--- begin ---
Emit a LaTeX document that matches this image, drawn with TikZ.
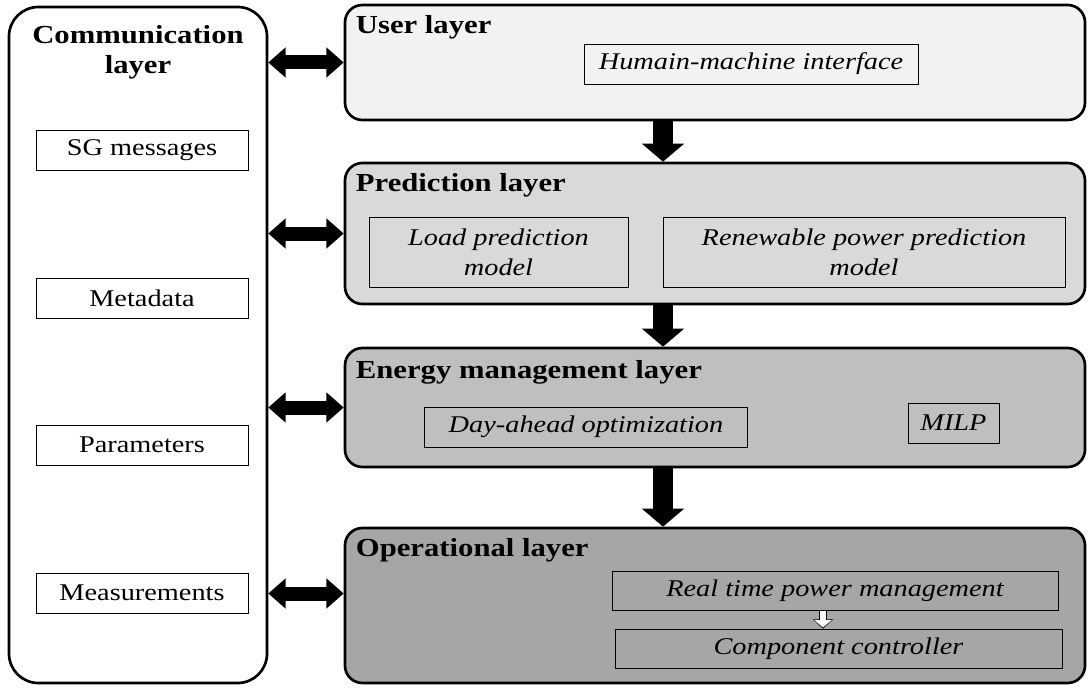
\documentclass[tikz,border=0pt]{standalone}
\usepackage{fontspec}
\setmainfont[FakeStretch=1.18]{Liberation Serif}
\usetikzlibrary{arrows.meta, positioning}

\begin{document}
\begin{tikzpicture}[x=0.75pt, y=-0.75pt,
    layer/.style={draw, line width=2pt, rounded corners=13pt, minimum width=555pt, inner sep=0pt},
    comp/.style={draw, line width=0.6pt, inner sep=0pt, minimum height=30pt, align=center, font=\fontsize{18}{22.5}\selectfont\itshape},
    msg/.style={draw, line width=0.6pt, minimum width=159pt, minimum height=30pt, font=\fontsize{18}{22.5}\selectfont},
    title/.style={inner sep=0pt, font=\fontsize{19.5}{22.5}\selectfont\bfseries},
    dbl/.style={{Triangle[width=22pt, length=13pt]}-{Triangle[width=22pt, length=13pt]}, line width=10.5pt},
    down/.style={-{Triangle[width=31pt, length=13.5pt]}, line width=15pt},
    hollowout/.style={-{Triangle[width=15pt, length=7pt]}, line width=6pt},
    hollowin/.style={-{Triangle[width=12.6pt, length=5.4pt]}, line width=4.8pt, white, shorten >=0.9pt, shorten <=0.3pt}]

  \useasboundingbox (0,0) rectangle (1092,688);

  % Communication layer
  \node[draw, line width=2pt, rounded corners=22pt, minimum width=193.5pt, minimum height=507pt] (comm) at (138,345) {};
  \node[title, align=center, anchor=north] (commtitle) at (138,25) {Communication\\layer};
  \node[msg] (sg) at (142,150) {SG messages};
  \node[msg] (meta) at (142,298) {Metadata};
  \node[msg] (param) at (142,445) {Parameters};
  \node[msg] (meas) at (142,593) {Measurements};

  % User layer
  \node[layer, fill=black!5, minimum height=86.25pt] (user) at (715,62.5) {};
  \node[title, anchor=base west] (usertitle) at ([shift={(12,30)}]user.north west) {User layer};
  \node[comp, minimum width=250.5pt] (hmi) at (751,64) {Humain-machine interface};

  % Prediction layer
  \node[layer, fill=black!15, minimum height=105.75pt] (pred) at (715,233.5) {};
  \node[title, anchor=base west] (predtitle) at ([shift={(12,30)}]pred.north west) {Prediction layer};
  \node[comp, minimum width=194.25pt, minimum height=52.5pt] (load) at (498.5,252) {Load prediction\\model};
  \node[comp, minimum width=301.5pt, minimum height=52.5pt] (renew) at (864,252) {Renewable power prediction\\model};

  % Energy management layer
  \node[layer, fill=black!25, minimum height=89.25pt] (energy) at (715,407.5) {};
  \node[title, anchor=base west] (energytitle) at ([shift={(12,32)}]energy.north west) {Energy management layer};
  \node[comp, minimum width=242.25pt] (dayahead) at (586,427) {Day-ahead optimization};
  \node[comp, minimum width=68.25pt] (milp) at (953.5,423) {MILP};

  % Operational layer
  \node[layer, fill=black!35, minimum height=116.25pt] (op) at (715,605.5) {};
  \node[title, anchor=base west] (optitle) at ([shift={(12,30)}]op.north west) {Operational layer};
  \node[comp, minimum width=334.5pt, minimum height=29.25pt] (rtpm) at (835,590.5) {Real time power management};
  \node[comp, minimum width=335.25pt, minimum height=29.25pt] (ctrl) at (838.5,648.5) {Component controller};

  % arrows between layers
  \coordinate (axis) at (663,0);
  \draw[down] (user.south -| axis) -- (pred.north -| axis);
  \draw[down] (pred.south -| axis) -- (energy.north -| axis);
  \draw[down] (energy.south -| axis) -- (op.north -| axis);

  % arrows to the communication layer
  \coordinate (opin) at ([yshift=9pt]op.west);
  \draw[dbl] (comm.east |- user.west) -- (user.west);
  \draw[dbl] (comm.east |- pred.west) -- (pred.west);
  \draw[dbl] (comm.east |- energy.west) -- (energy.west);
  \draw[dbl] (comm.east |- opin) -- (opin);

  % inside the operational layer
  \coordinate (hx) at (823,0);
  \draw[hollowout] (rtpm.south -| hx) -- (ctrl.north -| hx);
  \draw[hollowin] (rtpm.south -| hx) -- (ctrl.north -| hx);
\end{tikzpicture}
\end{document}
--- end ---
[The task] Give the material again exactly as it is, but keep the pictures out.

[Expected answer]
Emit a LaTeX document that matches this image, drawn with TikZ.
\documentclass[tikz,border=0pt]{standalone}
\usepackage{fontspec}
\setmainfont[FakeStretch=1.18]{Liberation Serif}
\usetikzlibrary{arrows.meta, positioning}

\begin{document}
\begin{tikzpicture}[x=0.75pt, y=-0.75pt,
    layer/.style={draw, line width=2pt, rounded corners=13pt, minimum width=555pt, inner sep=0pt},
    comp/.style={draw, line width=0.6pt, inner sep=0pt, minimum height=30pt, align=center, font=\fontsize{18}{22.5}\selectfont\itshape},
    msg/.style={draw, line width=0.6pt, minimum width=159pt, minimum height=30pt, font=\fontsize{18}{22.5}\selectfont},
    title/.style={inner sep=0pt, font=\fontsize{19.5}{22.5}\selectfont\bfseries},
    dbl/.style={{Triangle[width=22pt, length=13pt]}-{Triangle[width=22pt, length=13pt]}, line width=10.5pt},
    down/.style={-{Triangle[width=31pt, length=13.5pt]}, line width=15pt},
    hollowout/.style={-{Triangle[width=15pt, length=7pt]}, line width=6pt},
    hollowin/.style={-{Triangle[width=12.6pt, length=5.4pt]}, line width=4.8pt, white, shorten >=0.9pt, shorten <=0.3pt}]

  \useasboundingbox (0,0) rectangle (1092,688);

  % Communication layer
  \node[draw, line width=2pt, rounded corners=22pt, minimum width=193.5pt, minimum height=507pt] (comm) at (138,345) {};
  \node[title, align=center, anchor=north] (commtitle) at (138,25) {Communication\\layer};
  \node[msg] (sg) at (142,150) {SG messages};
  \node[msg] (meta) at (142,298) {Metadata};
  \node[msg] (param) at (142,445) {Parameters};
  \node[msg] (meas) at (142,593) {Measurements};

  % User layer
  \node[layer, fill=black!5, minimum height=86.25pt] (user) at (715,62.5) {};
  \node[title, anchor=base west] (usertitle) at ([shift={(12,30)}]user.north west) {User layer};
  \node[comp, minimum width=250.5pt] (hmi) at (751,64) {Humain-machine interface};

  % Prediction layer
  \node[layer, fill=black!15, minimum height=105.75pt] (pred) at (715,233.5) {};
  \node[title, anchor=base west] (predtitle) at ([shift={(12,30)}]pred.north west) {Prediction layer};
  \node[comp, minimum width=194.25pt, minimum height=52.5pt] (load) at (498.5,252) {Load prediction\\model};
  \node[comp, minimum width=301.5pt, minimum height=52.5pt] (renew) at (864,252) {Renewable power prediction\\model};

  % Energy management layer
  \node[layer, fill=black!25, minimum height=89.25pt] (energy) at (715,407.5) {};
  \node[title, anchor=base west] (energytitle) at ([shift={(12,32)}]energy.north west) {Energy management layer};
  \node[comp, minimum width=242.25pt] (dayahead) at (586,427) {Day-ahead optimization};
  \node[comp, minimum width=68.25pt] (milp) at (953.5,423) {MILP};

  % Operational layer
  \node[layer, fill=black!35, minimum height=116.25pt] (op) at (715,605.5) {};
  \node[title, anchor=base west] (optitle) at ([shift={(12,30)}]op.north west) {Operational layer};
  \node[comp, minimum width=334.5pt, minimum height=29.25pt] (rtpm) at (835,590.5) {Real time power management};
  \node[comp, minimum width=335.25pt, minimum height=29.25pt] (ctrl) at (838.5,648.5) {Component controller};

  % arrows between layers
  \coordinate (axis) at (663,0);
  \draw[down] (user.south -| axis) -- (pred.north -| axis);
  \draw[down] (pred.south -| axis) -- (energy.north -| axis);
  \draw[down] (energy.south -| axis) -- (op.north -| axis);

  % arrows to the communication layer
  \coordinate (opin) at ([yshift=9pt]op.west);
  \draw[dbl] (comm.east |- user.west) -- (user.west);
  \draw[dbl] (comm.east |- pred.west) -- (pred.west);
  \draw[dbl] (comm.east |- energy.west) -- (energy.west);
  \draw[dbl] (comm.east |- opin) -- (opin);

  % inside the operational layer
  \coordinate (hx) at (823,0);
  \draw[hollowout] (rtpm.south -| hx) -- (ctrl.north -| hx);
  \draw[hollowin] (rtpm.south -| hx) -- (ctrl.north -| hx);
\end{tikzpicture}
\end{document}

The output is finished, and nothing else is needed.